An der Theke macht der technische Fortschritt nicht halt. Was die Kombüse hergibt, lässt sich nun mit Hilfe eines QR-Codes auf dem eigenen Smartphone lesen. Speisekarten müssen somit nicht mit verteilt und später aus Hygienegründen abgewischt werden. Auf Wunsch wird natürlich trotzdem eine Karte gereicht, betont Orlowski. Nicht jeder hat ein Smartphone zur Hand.
Die Digitalisierung hält auch bei der Weißen Flotte Baldeney Einzug
Auch die bargeldlose Zahlung hält Einzug bei der Weißen Flotte. Tickets für den Linienbetrieb lassen sich zukünftig im voraus online buchen – oder per Smartphone am Anleger. Auf den Fahrplänen steht dafür ebenfalls ein QR-Code. Orlowski nennt das „Premium-Boarding“. Wer ein elektronisches Ticket vorzeigen kann, darf zuerst an Bord.
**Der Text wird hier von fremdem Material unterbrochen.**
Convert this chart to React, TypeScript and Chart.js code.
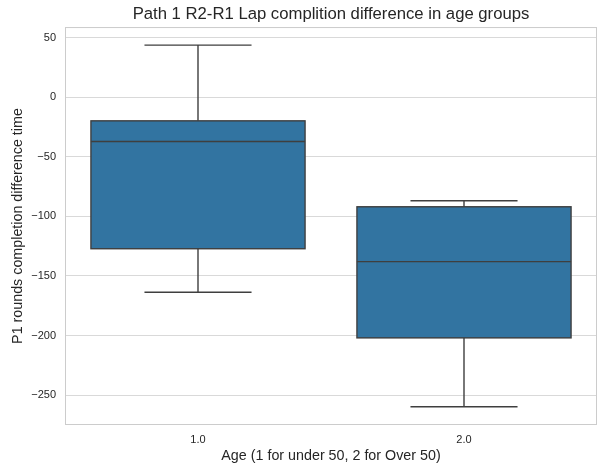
import React, { useEffect, useRef } from 'react';
import { Chart, registerables } from 'chart.js';

Chart.register(...registerables);

// Box-plot summary per age group
const categories = ['1.0', '2.0'];
const lowerWhisker = [-163.7, -259.8];
const firstQuartile = [-127.2, -202.0];
const medians = [-37.2, -138.0];
const thirdQuartile = [-19.9, -92.0];
const upperWhisker = [43.6, -86.9];

const yTicks = [-250, -200, -150, -100, -50, 0, 50];
const yMin = -275.1;
const yMax = 58.8;

const FONT = '"Liberation Sans", Arial, Helvetica, sans-serif';
const TEXT = '#262626';
const BOX_FILL = '#3274a1';
const LINE = '#3f3f3f';
const SPINE = '#cccccc';
const GRID = '#d9d9d9';

// Axes frame on all four sides
const framePlugin = {
  id: 'axesFrame',
  beforeDatasetsDraw(chart: any) {
    const { ctx, chartArea } = chart;
    ctx.save();
    ctx.strokeStyle = SPINE;
    ctx.lineWidth = 1;
    ctx.strokeRect(
      chartArea.left + 0.5,
      chartArea.top + 0.5,
      chartArea.right - chartArea.left - 1,
      chartArea.bottom - chartArea.top - 1
    );
    ctx.restore();
  },
};

// Box outline, whiskers, caps and median lines drawn on top of the quartile bars
const whiskerPlugin = {
  id: 'boxWhiskers',
  afterDatasetsDraw(chart: any) {
    const meta = chart.getDatasetMeta(0);
    const yScale = chart.scales.y;
    const ctx = chart.ctx;
    const py = (v: number) => yScale.getPixelForValue(v);
    ctx.save();
    ctx.strokeStyle = LINE;
    ctx.lineWidth = 1.4;
    meta.data.forEach((bar: any, i: number) => {
      const { x, width } = bar.getProps(['x', 'width'], true);
      const half = width / 2;
      const cap = width / 4;
      const yQ1 = py(firstQuartile[i]);
      const yQ3 = py(thirdQuartile[i]);
      ctx.beginPath();
      // lower whisker + cap
      ctx.moveTo(x, yQ1);
      ctx.lineTo(x, py(lowerWhisker[i]));
      ctx.moveTo(x - cap, py(lowerWhisker[i]));
      ctx.lineTo(x + cap, py(lowerWhisker[i]));
      // upper whisker + cap
      ctx.moveTo(x, yQ3);
      ctx.lineTo(x, py(upperWhisker[i]));
      ctx.moveTo(x - cap, py(upperWhisker[i]));
      ctx.lineTo(x + cap, py(upperWhisker[i]));
      // median
      ctx.moveTo(x - half, py(medians[i]));
      ctx.lineTo(x + half, py(medians[i]));
      ctx.stroke();
      // box outline
      ctx.strokeRect(x - half, yQ3, width, yQ1 - yQ3);
    });
    ctx.restore();
  },
};

export default function App() {
  const canvasRef = useRef<HTMLCanvasElement | null>(null);

  useEffect(() => {
    if (!canvasRef.current) return;
    const chart = new Chart(canvasRef.current, {
      type: 'bar',
      data: {
        labels: categories,
        datasets: [
          {
            data: categories.map((_, i) => [firstQuartile[i], thirdQuartile[i]]) as any,
            backgroundColor: BOX_FILL,
            borderWidth: 0,
            barPercentage: 0.805,
            categoryPercentage: 1.0,
          },
        ],
      },
      options: {
        responsive: false,
        animation: false,
        devicePixelRatio: 1,
        layout: { padding: 0 },
        plugins: {
          legend: { display: false },
          tooltip: { enabled: false },
          title: {
            display: true,
            text: 'Path 1 R2-R1 Lap complition difference in age groups',
            color: TEXT,
            font: { family: FONT, size: 16.7, weight: 'normal' },
            padding: { top: 4, bottom: 3 },
            fullSize: false,
          },
        },
        scales: {
          x: {
            type: 'category',
            grid: { display: false, drawTicks: false },
            border: { display: false },
            ticks: {
              color: TEXT,
              font: { family: FONT, size: 11 },
              padding: 8,
            },
            title: {
              display: true,
              text: 'Age (1 for under 50, 2 for Over 50)',
              color: TEXT,
              font: { family: FONT, size: 14.3 },
              padding: { top: 0, bottom: 0 },
            },
            afterFit: (scale: any) => {
              scale.height = 40;
            },
          },
          y: {
            type: 'linear',
            min: yMin,
            max: yMax,
            grid: { color: GRID, lineWidth: 1, drawTicks: false },
            border: { display: false },
            afterBuildTicks: (scale: any) => {
              scale.ticks = yTicks.map((v) => ({ value: v }));
            },
            ticks: {
              color: TEXT,
              font: { family: FONT, size: 11 },
              padding: 9,
              callback: (v: any) => String(v).replace('-', '\u2212'),
            },
            title: {
              display: true,
              text: 'P1 rounds completion difference time',
              color: TEXT,
              font: { family: FONT, size: 14.3 },
              padding: { top: 9, bottom: 0 },
            },
            afterFit: (scale: any) => {
              scale.width = 65;
            },
          },
        },
      },
      plugins: [framePlugin, whiskerPlugin],
    });
    return () => chart.destroy();
  }, []);

  return (
    <div style={{ position: 'absolute', left: 0, top: 0, width: 597, height: 465, background: '#ffffff' }}>
      <canvas ref={canvasRef} width={597} height={465} />
    </div>
  );
}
„Wir könnten jederzeit ablegen“, sagt Orlowski. Wenn die Corona-Inzidenz es denn nur zuließe. Auch dann könnte eine Schifffahrt nicht frei von Hindernissen sein. Vor allem, wenn das Ziel jenseits der Stadt Essen liegt. „Wir sind darauf eingestellt, dass sich unsere Fahrgäste über die Luca-App registrieren müssen“, berichtet Orlowski. Mülheim, wo die Weiße Flotte ebenfalls fest macht, habe sich hingegen noch nicht für die Luca-App entschieden.
Eine Flotte aus fünf Schiffen
Zur Weißen Flotte Baldeney zählen derzeit fünf Fahrgastschiffe: Die „Stadt Essen“ (Baujahr 1987), die „Kettwig“ (Baujahr 1975), die „Heisingen“ (Baujahr 1985), die „Baldeney“ (Baujahr 1979) und das von einem Elektromotor angetriebene Schiff „Westenergie“, das von 2017 bis 2020 noch unter dem Namen „Innogy“ auf der Ruhr und auf dem Baldeneysee fuhr.
Die „Steele“ wurde von der Weißen Flotte im vergangenen Jahr an eine Reederei in Österreich verkauft. Derzeit befindet sich das Schiff in einer Werft bei Bonn, wo es umgebaut wird.
Auf dem Rhein-Herne-Kanal passiert die Weiße Flotte die Grenzen von fünf Ruhrgebietsstädten – von Oberhausen, Bottrop, Essen, Gelsenkirchen und Herne. „Was passiert, wenn in Essen die Inzidenz in Essen unter 100 liegt und Oberhausen oder Gelsenkirchen darüber“, stellt Orlowski eine hypothetische Frage. Dann dürften die Passagiere an Bord die Maske nur ab nehmen, so lange das Schiff auf Essener Gebiet fährt. Auch das Verzehren von Speisen und Getränken wäre nur auf dem Essener Kanalstück erlaubt. Derzeit sieht es danach nicht aus. Aber wäre so etwas überhaupt praktikabel? Zweifel sind erlaubt.
So hoffen sie auch im Hafen am Hardenbergufer auf das, worauf so viele warten: endlich wieder Normalität.